Another company that has worked hard to evolve its culture over the last four years, meanwhile, is IT infrastructure and services provider, Softcat. In order to help its employees gain a better “baseline understanding of what minority groups face” though, says Anushka Davies, the company’s Head of Talent, Engagement and Diversity, the decision was taken to launch an allyship program in June 2020.
Although the ‘Stronger Together’ initiative was not dedicated to women’s interests alone, it was intended to give them and their colleagues a safe space in which to learn, discuss and challenge themselves and each other. So far, about 900 employees out of a total of 1,750 have participated in the voluntary, three-part scheme, which consists of small groups getting together over the course of seven hours. Davies explains the rationale:
We didn’t want to mandate it as otherwise people go in with closed minds and the point is to have healthy discussions. There’s quite a lot of pre-work involved so attendees are asked to read and watch various videos in advance, and then they’re given the opportunity to chat and get to know each other. We launched the programme during the pandemic, which meant it had to be virtual, but it actually meant people were more able to open up and felt safer as they were in their own homes. So I’m not sure we’ll do face-to-face in future as it works so well. We just want people to have a growth mind set and understand more about others.
But she adds that the program is considered just the start of the process rather than an end in itself:
We all have external customers, so we’re trying to show that there’s a human behind the job title, whether it’s a colleague, customer, family friend or someone you’ve known for years. It’s about continuous learning to ensure you don’t put others in a box and that you open up to other’s perspectives. Just attending three workshops doesn’t make you an ally though. It helps people start the journey and opens the door. It also gives them the confidence to call in inappropriate behaviour.
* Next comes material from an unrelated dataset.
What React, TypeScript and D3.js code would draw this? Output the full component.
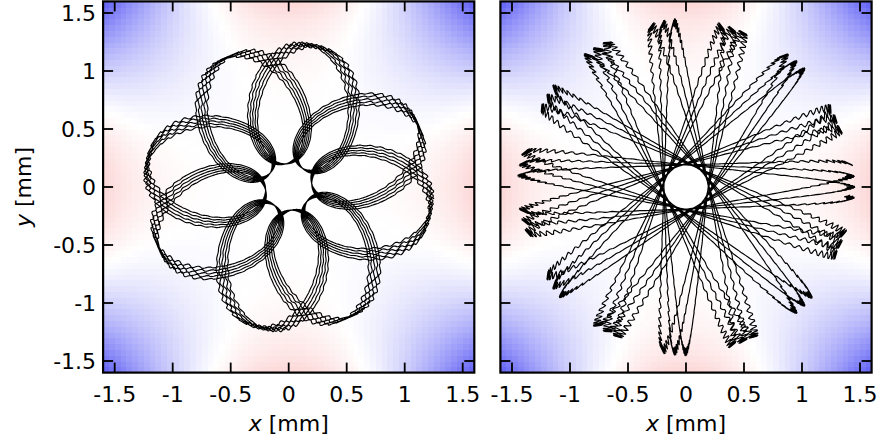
import React, { useMemo } from "react";
import * as d3 from "d3";

// Axis range and ticks (mm)
const AXIS_DOMAIN: [number, number] = [-1.6, 1.6];
const TICK_VALUES = [-1.5, -1, -0.5, 0, 0.5, 1, 1.5];
const TICK_LABELS = ["-1.5", "-1", "-0.5", "0", "0.5", "1", "1.5"];

// Background: rf octupole potential sampled on a coarse grid
const GRID_CELLS = 64;
const POTENTIAL_COLORS = ["#5f5ff5", "#ffffff", "#f55f5f"];

// Left orbit: elliptic loops; the loop frame turns mostly while the ion passes the centre
// [frame radius, radial semi-axis, tangential semi-axis] in mm
const LEFT_RADII = [0.72, 0.52, 0.41];
const LEFT_PETALS = 8;
// [start angle, pairwise wobble] in degrees
const LEFT_ANGLES = [-10, 5];
const LEFT_DETUNE = 0.0056;
// [revolutions, rf cycles per loop radian, samples per rf period]
const LEFT_RUN = [5, 36, 12];
const LEFT_MICRO = 0.0085;

// Right orbit: narrow precessing ellipse (two counter-rotating circles)
// [co-rotating radius, counter-rotating radius] in mm
const RIGHT_RADII = [0.805, 0.615];
// [guide rate, relative rate]
const RIGHT_RATES = [7, 15];
const RIGHT_START = 8;
const RIGHT_DETUNE = 0.00159;
// [run length, rf frequency, samples per rf period]
const RIGHT_RUN = [6 * Math.PI, 520, 5];
const RIGHT_MICRO = 0.0122;

const W = 882;
const H = 443;
const PLOT_SIZE = 371.2;
const PLOT_TOP = 1.4;
const FONT = "DejaVu Sans, sans-serif";

type Pt = [number, number];

// octupole micromotion: displacement ~ r^3 (cos 3θ, -sin 3θ) cos(Ωt)
function addMicromotion(x: number, y: number, gain: number, phase: number): Pt {
  const r = Math.hypot(x, y);
  const th = Math.atan2(y, x);
  const m = gain * r * r * r * Math.cos(phase);
  return [x + m * Math.cos(3 * th), y - m * Math.sin(3 * th)];
}

// frame turn accumulated along a loop, weighted by (1 - cos φ)^2
function frameTurn(phi: number) {
  return phi - (4 / 3) * Math.sin(phi) + Math.sin(2 * phi) / 6;
}

function loopOrbit(): Pt[] {
  const [A, a, b] = LEFT_RADII;
  const [start, wobble] = LEFT_ANGLES.map((d) => (d * Math.PI) / 180);
  const [revs, omega, perPeriod] = LEFT_RUN;
  const end = 2 * Math.PI * LEFT_PETALS * revs;
  const dphi = (2 * Math.PI) / (omega * perPeriod);
  const n = Math.ceil(end / dphi);
  const pts: Pt[] = [];
  for (let i = 0; i <= n; i++) {
    const phi = i * dphi;
    const guide =
      start +
      ((1 - LEFT_DETUNE) * frameTurn(phi)) / LEFT_PETALS +
      wobble * Math.cos(phi / 2);
    const ux = A + a * Math.cos(phi);
    const uy = b * Math.sin(phi);
    const c = Math.cos(guide);
    const s = Math.sin(guide);
    pts.push(addMicromotion(c * ux - s * uy, s * ux + c * uy, LEFT_MICRO, omega * phi));
  }
  return pts;
}

function epicycleOrbit(): Pt[] {
  const [A, B] = RIGHT_RADII;
  const [wg, nLoop] = RIGHT_RATES;
  const start = (RIGHT_START * Math.PI) / 180;
  const [T, omega, perPeriod] = RIGHT_RUN;
  const dt = (2 * Math.PI) / (omega * perPeriod);
  const n = Math.ceil(T / dt);
  const pts: Pt[] = [];
  for (let i = 0; i <= n; i++) {
    const t = i * dt;
    const guide = start + wg * t;
    const fast = -nLoop * (1 + RIGHT_DETUNE) * t;
    const ux = A + B * Math.cos(fast);
    const uy = B * Math.sin(fast);
    const c = Math.cos(guide);
    const s = Math.sin(guide);
    pts.push(addMicromotion(c * ux - s * uy, s * ux + c * uy, RIGHT_MICRO, omega * t));
  }
  return pts;
}

function octupole(x: number, y: number) {
  const x2 = x * x;
  const y2 = y * y;
  return x2 * x2 - 6 * x2 * y2 + y2 * y2;
}

interface PanelProps {
  id: string;
  left: number;
  points: Pt[];
  showYLabels: boolean;
}

function Panel({ id, left, points, showYLabels }: PanelProps) {
  const x = d3.scaleLinear().domain(AXIS_DOMAIN).range([0, PLOT_SIZE]);
  const y = d3.scaleLinear().domain(AXIS_DOMAIN).range([PLOT_SIZE, 0]);
  const vmax = 4 * Math.pow(AXIS_DOMAIN[1], 4);
  const color = d3
    .scaleLinear<string>()
    .domain([-vmax, 0, vmax])
    .range(POTENTIAL_COLORS)
    .clamp(true);

  const cells = useMemo(() => {
    const step = (AXIS_DOMAIN[1] - AXIS_DOMAIN[0]) / GRID_CELLS;
    const out: { x0: number; y0: number; x1: number; y1: number; c: string }[] = [];
    for (let i = 0; i < GRID_CELLS; i++) {
      for (let j = 0; j < GRID_CELLS; j++) {
        const gx = AXIS_DOMAIN[0] + i * step;
        const gy = AXIS_DOMAIN[0] + j * step;
        const v = octupole(gx + step / 2, gy + step / 2);
        out.push({ x0: gx, y0: gy + step, x1: gx + step, y1: gy, c: color(v) });
      }
    }
    return out;
  }, []);

  const line = d3
    .line<Pt>()
    .x((d) => x(d[0]))
    .y((d) => y(d[1]));
  const path = useMemo(() => line(points) || "", [points]);

  const tickLen = 10;
  return (
    <g transform={`translate(${left},${PLOT_TOP})`}>
      <defs>
        <clipPath id={`clip-${id}`}>
          <rect x={0} y={0} width={PLOT_SIZE} height={PLOT_SIZE} />
        </clipPath>
      </defs>
      <g clipPath={`url(#clip-${id})`}>
        <g shapeRendering="crispEdges">
          {cells.map((c, k) => (
            <rect
              key={k}
              x={x(c.x0)}
              y={y(c.y0)}
              width={x(c.x1) - x(c.x0) + 0.6}
              height={y(c.y1) - y(c.y0) + 0.6}
              fill={c.c}
            />
          ))}
        </g>
        <path d={path} fill="none" stroke="#000" strokeWidth={1.15} strokeLinejoin="round" />
      </g>
      <rect x={0} y={0} width={PLOT_SIZE} height={PLOT_SIZE} fill="none" stroke="#000" strokeWidth={2.2} />
      {TICK_VALUES.map((v) => (
        <g key={`t${v}`} stroke="#000" strokeWidth={1.8}>
          <line x1={x(v)} x2={x(v)} y1={PLOT_SIZE} y2={PLOT_SIZE - tickLen} />
          <line x1={x(v)} x2={x(v)} y1={0} y2={tickLen} />
          <line x1={0} x2={tickLen} y1={y(v)} y2={y(v)} />
          <line x1={PLOT_SIZE} x2={PLOT_SIZE - tickLen} y1={y(v)} y2={y(v)} />
        </g>
      ))}
      {TICK_VALUES.map((v, i) => (
        <text
          key={`xl${v}`}
          x={x(v)}
          y={PLOT_SIZE + 29.5}
          textAnchor="middle"
          fontFamily={FONT}
          fontSize={22}
          fill="#000"
        >
          {TICK_LABELS[i]}
        </text>
      ))}
      {showYLabels &&
        TICK_VALUES.map((v, i) => (
          <text
            key={`yl${v}`}
            x={-7}
            y={y(v) + 8.5}
            textAnchor="end"
            fontFamily={FONT}
            fontSize={22}
            fill="#000"
          >
            {TICK_LABELS[i]}
          </text>
        ))}
      <text
        x={PLOT_SIZE / 2}
        y={431 - PLOT_TOP}
        textAnchor="middle"
        fontFamily={FONT}
        fontSize={22}
        fill="#000"
      >
        <tspan fontStyle="italic">x</tspan>
        {" [mm]"}
      </text>
      {showYLabels && (
        <text
          transform={`translate(${30.5 - left},${PLOT_SIZE / 2}) rotate(-90)`}
          textAnchor="middle"
          fontFamily={FONT}
          fontSize={22}
          fill="#000"
        >
          <tspan fontStyle="italic">y</tspan>
          {" [mm]"}
        </text>
      )}
    </g>
  );
}

export default function App() {
  const leftOrbit = useMemo(() => loopOrbit(), []);
  const rightOrbit = useMemo(() => epicycleOrbit(), []);
  return (
    <svg
      width={W}
      height={H}
      viewBox={`0 0 ${W} ${H}`}
      style={{ position: "absolute", left: 0, top: 0, background: "#fff" }}
    >
      <Panel id="left" left={103.1} points={leftOrbit} showYLabels={true} />
      <Panel id="right" left={500.4} points={rightOrbit} showYLabels={false} />
    </svg>
  );
}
At the end of the program, attendees are asked to make a personal commitment to being a better ally in future. Examples here might include male employees agreeing to join the ‘Women at Softcat’ group in order to gain a better understanding of their challenges and what can be done to help. Over time, a further aim is to launch a more advanced ‘Allyship Champions’ programme to provide established allies with ideas on how to become more proactive.
As ever with such things, just introducing a few one-off DEI programmes and hoping that they’ll stick simply won’t cut it. Approaches like allyship, while useful, are really just a jumping off point to help create an inclusive, respectful and supportive company culture but can never be enough in and of themselves.